-- BEGIN Data block --

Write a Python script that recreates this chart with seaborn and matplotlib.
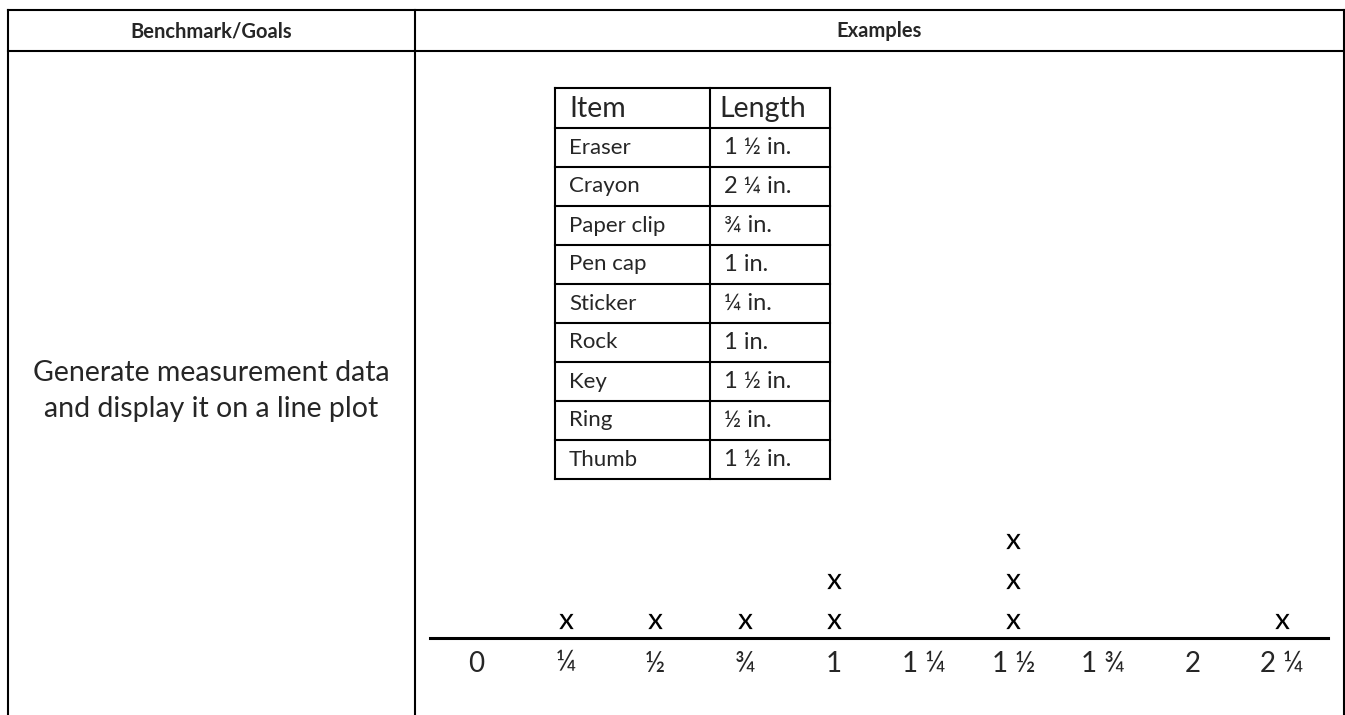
import matplotlib
matplotlib.use("Agg")
import matplotlib.pyplot as plt
import pandas as pd
import seaborn as sns

# table data
col_headers = ["Benchmark/Goals", "Examples"]
goal_lines = ["Generate measurement data", "and display it on a line plot"]
table_headers = ["Item", "Length"]
items = ["Eraser", "Crayon", "Paper clip", "Pen cap", "Sticker", "Rock", "Key", "Ring", "Thumb"]
lengths = [1.5, 2.25, 0.75, 1.0, 0.25, 1.0, 1.5, 0.5, 1.5]

# number line
ticks = [0, 0.25, 0.5, 0.75, 1.0, 1.25, 1.5, 1.75, 2.0, 2.25]
tick_labels = ["0", "¼", "½", "¾", "1", "1 ¼", "1 ½", "1 ¾", "2", "2 ¼"]
frac_text = dict(zip(ticks, tick_labels))

sns.set_theme(style="white")
FONT = ["Lato", "DejaVu Sans"]
plt.rcParams["font.family"] = FONT
plt.rcParams["mathtext.fontset"] = "custom"
plt.rcParams["mathtext.sf"] = "Lato"

W, H = 1345, 715
fig = plt.figure(figsize=(W / 100, H / 100), dpi=100)

# background axes in pixel units for the table frame
bg = fig.add_axes([0, 0, 1, 1])
bg.set_xlim(0, W)
bg.set_ylim(H, 0)
bg.axis("off")

lw = 1.5
left, mid, right, top, head = 8, 415, 1344, 10, 51
for x in (left, mid, right):
    bg.plot([x, x], [top, H], color="black", lw=lw, solid_capstyle="projecting")
for y in (top, head):
    bg.plot([left, right], [y, y], color="black", lw=lw, solid_capstyle="projecting")

bg.text((left + mid) / 2, 31, col_headers[0], ha="center", va="center",
        fontsize=14.5, fontweight="bold")
bg.text((mid + right) / 2, 31, col_headers[1], ha="center", va="center",
        fontsize=14.5, fontweight="bold")
bg.text((left + mid) / 2, 373, goal_lines[0], ha="center", va="center", fontsize=20.5)
bg.text((left + mid) / 2, 409, goal_lines[1], ha="center", va="center", fontsize=20.5)

# inner table of items
t_left, t_div, t_right = 555, 710, 830
t_top, t_head, row_h = 88, 128, 39
t_bot = t_head + row_h * len(items)
for x in (t_left, t_div, t_right):
    bg.plot([x, x], [t_top, t_bot], color="black", lw=lw, solid_capstyle="projecting")
for y in [t_top, t_head] + [t_head + row_h * (i + 1) for i in range(len(items))]:
    bg.plot([t_left, t_right], [y, y], color="black", lw=lw, solid_capstyle="projecting")

bg.text(t_left + 14, (t_top + t_head) / 2 + 1, table_headers[0], ha="left", va="center", fontsize=20.5)
bg.text(t_div + 9, (t_top + t_head) / 2 + 1, table_headers[1], ha="left", va="center", fontsize=20.5)
for i, (item, length) in enumerate(zip(items, lengths)):
    yc = t_head + row_h * i + row_h / 2
    bg.text(t_left + 14, yc, item, ha="left", va="center", fontsize=16)
    bg.text(t_div + 14, yc, frac_text[length] + " in.", ha="left", va="center", fontsize=17)

# line plot axes
ax_l, ax_r, ax_b, ax_t = 430, 1328, 638, 521
ax = fig.add_axes([ax_l / W, (H - ax_b) / H, (ax_r - ax_l) / W, (ax_b - ax_t) / H])
ax.patch.set_alpha(0)

df = pd.DataFrame({"item": items, "length": lengths})
df["count"] = df.groupby("length").cumcount() + 1

sns.scatterplot(data=df, x="length", y="count", ax=ax, marker=r"$\mathsf{x}$",
                s=120, color="black", linewidth=0, legend=False)

ax.set_xlim(-0.1284, 2.3784)
ax.set_ylim(0.575, 3.5)
ax.set_xticks(ticks)
ax.set_xticklabels(tick_labels, fontsize=20)
ax.set_yticks([])
ax.set_xlabel("")
ax.set_ylabel("")
ax.tick_params(axis="x", length=0, pad=9)
for side in ("top", "left", "right"):
    ax.spines[side].set_visible(False)
ax.spines["bottom"].set_linewidth(2.2)
ax.spines["bottom"].set_color("black")

fig.savefig("out.png", dpi=100)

-- END Data block --

Exercise instructions = Find each line with the string "seaborn" and copy it out.

Output for this exercise =
Write a Python script that recreates this chart with seaborn and matplotlib.
import seaborn as sns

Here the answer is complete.